TASK DETAILS
From the entries below, gather each line containing the word "this".
### MATERIAL PROVIDED ###
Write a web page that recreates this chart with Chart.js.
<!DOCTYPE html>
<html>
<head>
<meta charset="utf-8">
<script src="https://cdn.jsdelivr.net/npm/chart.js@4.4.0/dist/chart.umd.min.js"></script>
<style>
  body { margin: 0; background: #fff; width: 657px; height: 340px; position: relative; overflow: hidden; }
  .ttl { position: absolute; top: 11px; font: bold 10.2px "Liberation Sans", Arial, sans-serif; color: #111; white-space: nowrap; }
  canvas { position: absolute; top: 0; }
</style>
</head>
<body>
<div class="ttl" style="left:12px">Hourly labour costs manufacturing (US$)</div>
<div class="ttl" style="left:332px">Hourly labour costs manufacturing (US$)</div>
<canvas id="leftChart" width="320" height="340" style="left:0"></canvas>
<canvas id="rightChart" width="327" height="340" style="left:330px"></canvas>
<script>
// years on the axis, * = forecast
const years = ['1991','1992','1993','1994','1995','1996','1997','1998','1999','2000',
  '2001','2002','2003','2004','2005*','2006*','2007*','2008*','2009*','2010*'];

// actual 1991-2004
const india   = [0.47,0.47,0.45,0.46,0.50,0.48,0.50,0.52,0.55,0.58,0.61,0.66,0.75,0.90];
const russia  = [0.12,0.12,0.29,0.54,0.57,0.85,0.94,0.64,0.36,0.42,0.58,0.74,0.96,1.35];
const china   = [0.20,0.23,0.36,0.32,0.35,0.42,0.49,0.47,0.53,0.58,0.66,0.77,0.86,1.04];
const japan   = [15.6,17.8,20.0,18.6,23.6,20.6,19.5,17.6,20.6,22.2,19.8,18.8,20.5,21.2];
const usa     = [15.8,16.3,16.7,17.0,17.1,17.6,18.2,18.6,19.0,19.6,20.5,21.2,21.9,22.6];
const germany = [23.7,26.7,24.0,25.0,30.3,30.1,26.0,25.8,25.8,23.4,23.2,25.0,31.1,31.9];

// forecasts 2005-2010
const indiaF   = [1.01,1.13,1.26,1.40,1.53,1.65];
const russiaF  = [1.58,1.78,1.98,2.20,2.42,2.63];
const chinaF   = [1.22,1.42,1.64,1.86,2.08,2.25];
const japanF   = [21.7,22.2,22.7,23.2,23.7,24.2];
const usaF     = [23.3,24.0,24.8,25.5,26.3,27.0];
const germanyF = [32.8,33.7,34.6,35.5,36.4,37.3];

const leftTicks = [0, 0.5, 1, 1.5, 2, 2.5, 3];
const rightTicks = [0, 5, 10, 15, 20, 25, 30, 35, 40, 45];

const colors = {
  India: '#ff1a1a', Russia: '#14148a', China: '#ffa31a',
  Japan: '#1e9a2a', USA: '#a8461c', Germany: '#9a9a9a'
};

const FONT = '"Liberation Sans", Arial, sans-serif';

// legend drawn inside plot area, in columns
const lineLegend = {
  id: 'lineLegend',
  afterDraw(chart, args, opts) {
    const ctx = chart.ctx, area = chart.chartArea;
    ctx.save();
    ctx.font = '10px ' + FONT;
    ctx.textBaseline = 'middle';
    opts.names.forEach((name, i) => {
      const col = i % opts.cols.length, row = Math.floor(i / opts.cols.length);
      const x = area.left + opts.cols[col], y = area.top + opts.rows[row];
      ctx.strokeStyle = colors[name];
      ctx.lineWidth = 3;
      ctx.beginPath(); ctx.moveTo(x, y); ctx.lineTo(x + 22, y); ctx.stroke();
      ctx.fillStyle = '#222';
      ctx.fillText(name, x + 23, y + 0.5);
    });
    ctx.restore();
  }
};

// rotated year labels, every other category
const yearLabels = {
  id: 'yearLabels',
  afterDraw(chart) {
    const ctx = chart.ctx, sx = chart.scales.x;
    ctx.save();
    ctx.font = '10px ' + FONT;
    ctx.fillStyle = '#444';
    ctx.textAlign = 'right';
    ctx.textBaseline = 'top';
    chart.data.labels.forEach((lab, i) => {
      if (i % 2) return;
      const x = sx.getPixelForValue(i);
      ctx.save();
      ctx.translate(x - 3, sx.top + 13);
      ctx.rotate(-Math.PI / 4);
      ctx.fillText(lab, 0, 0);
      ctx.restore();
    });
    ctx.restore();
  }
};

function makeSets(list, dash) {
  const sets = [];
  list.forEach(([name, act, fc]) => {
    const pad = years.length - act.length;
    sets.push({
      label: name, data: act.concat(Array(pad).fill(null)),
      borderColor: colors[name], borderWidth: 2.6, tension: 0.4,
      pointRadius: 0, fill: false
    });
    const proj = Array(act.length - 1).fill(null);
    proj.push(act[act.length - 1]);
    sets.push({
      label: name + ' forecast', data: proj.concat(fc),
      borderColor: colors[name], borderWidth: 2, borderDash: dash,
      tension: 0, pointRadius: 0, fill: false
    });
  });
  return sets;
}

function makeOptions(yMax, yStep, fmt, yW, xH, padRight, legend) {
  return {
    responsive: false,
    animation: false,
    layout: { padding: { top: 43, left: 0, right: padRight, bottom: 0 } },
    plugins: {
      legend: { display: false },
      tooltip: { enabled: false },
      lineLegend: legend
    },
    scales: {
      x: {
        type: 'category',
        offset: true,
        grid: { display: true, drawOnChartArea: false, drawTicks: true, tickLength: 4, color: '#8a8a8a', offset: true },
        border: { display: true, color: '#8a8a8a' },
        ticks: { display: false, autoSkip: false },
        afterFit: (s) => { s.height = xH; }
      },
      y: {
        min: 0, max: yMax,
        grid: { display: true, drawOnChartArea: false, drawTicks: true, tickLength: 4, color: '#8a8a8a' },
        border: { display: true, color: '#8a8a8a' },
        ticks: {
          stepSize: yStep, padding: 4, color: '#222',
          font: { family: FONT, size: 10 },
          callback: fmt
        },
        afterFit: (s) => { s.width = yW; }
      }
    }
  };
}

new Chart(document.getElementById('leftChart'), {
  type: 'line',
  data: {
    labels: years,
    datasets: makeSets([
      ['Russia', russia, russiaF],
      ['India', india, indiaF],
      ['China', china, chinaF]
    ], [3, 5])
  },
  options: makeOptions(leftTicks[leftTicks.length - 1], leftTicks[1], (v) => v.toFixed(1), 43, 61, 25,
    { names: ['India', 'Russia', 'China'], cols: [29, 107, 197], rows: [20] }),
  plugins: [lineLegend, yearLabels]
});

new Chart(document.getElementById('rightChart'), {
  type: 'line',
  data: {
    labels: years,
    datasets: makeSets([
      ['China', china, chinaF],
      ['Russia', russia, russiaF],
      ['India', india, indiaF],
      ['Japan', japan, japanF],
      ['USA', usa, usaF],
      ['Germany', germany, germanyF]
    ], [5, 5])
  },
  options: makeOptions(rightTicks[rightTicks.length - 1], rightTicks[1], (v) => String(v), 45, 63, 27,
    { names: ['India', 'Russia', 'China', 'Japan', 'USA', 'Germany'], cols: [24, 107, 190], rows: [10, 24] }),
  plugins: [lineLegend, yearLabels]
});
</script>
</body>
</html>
###
### MATERIAL PROVIDED ###
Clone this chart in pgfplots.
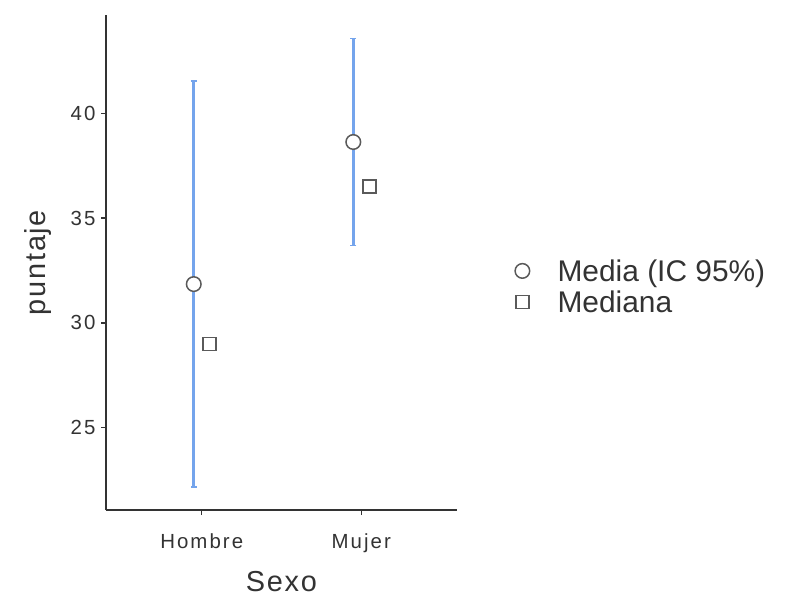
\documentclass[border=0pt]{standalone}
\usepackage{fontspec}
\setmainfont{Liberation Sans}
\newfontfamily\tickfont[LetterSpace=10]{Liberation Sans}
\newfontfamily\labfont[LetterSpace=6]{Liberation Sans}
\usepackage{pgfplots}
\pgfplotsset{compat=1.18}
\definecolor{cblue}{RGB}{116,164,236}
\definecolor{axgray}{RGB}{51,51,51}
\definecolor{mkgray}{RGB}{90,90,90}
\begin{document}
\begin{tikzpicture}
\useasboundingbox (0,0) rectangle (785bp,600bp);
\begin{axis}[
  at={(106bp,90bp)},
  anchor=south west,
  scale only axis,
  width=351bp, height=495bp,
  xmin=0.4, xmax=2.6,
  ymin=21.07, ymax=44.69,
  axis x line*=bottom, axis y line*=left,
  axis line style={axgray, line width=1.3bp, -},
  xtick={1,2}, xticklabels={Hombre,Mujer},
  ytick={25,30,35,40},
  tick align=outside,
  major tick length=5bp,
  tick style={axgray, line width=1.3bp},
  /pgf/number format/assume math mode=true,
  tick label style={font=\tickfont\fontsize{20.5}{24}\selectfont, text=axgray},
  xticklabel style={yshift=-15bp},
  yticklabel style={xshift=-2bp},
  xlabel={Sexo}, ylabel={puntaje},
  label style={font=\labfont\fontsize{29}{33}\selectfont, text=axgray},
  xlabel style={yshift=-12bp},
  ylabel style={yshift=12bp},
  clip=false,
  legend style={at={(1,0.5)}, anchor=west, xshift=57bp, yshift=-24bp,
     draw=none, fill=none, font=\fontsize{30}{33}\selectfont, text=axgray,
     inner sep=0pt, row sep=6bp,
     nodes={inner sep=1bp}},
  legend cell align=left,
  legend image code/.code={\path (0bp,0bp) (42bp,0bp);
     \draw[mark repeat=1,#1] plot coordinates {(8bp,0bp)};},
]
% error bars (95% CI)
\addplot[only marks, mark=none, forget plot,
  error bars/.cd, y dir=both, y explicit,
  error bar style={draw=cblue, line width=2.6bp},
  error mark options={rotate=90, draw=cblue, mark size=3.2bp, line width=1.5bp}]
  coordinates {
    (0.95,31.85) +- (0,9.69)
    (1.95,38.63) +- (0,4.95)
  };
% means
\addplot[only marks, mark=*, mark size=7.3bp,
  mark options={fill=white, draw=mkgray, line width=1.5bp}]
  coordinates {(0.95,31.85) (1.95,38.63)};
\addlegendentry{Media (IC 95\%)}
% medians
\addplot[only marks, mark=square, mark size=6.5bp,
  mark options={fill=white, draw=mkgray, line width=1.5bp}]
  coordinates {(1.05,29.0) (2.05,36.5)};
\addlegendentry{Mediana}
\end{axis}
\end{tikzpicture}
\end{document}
###
WRITTEN REPLY
Write a web page that recreates this chart with Chart.js.
Clone this chart in pgfplots.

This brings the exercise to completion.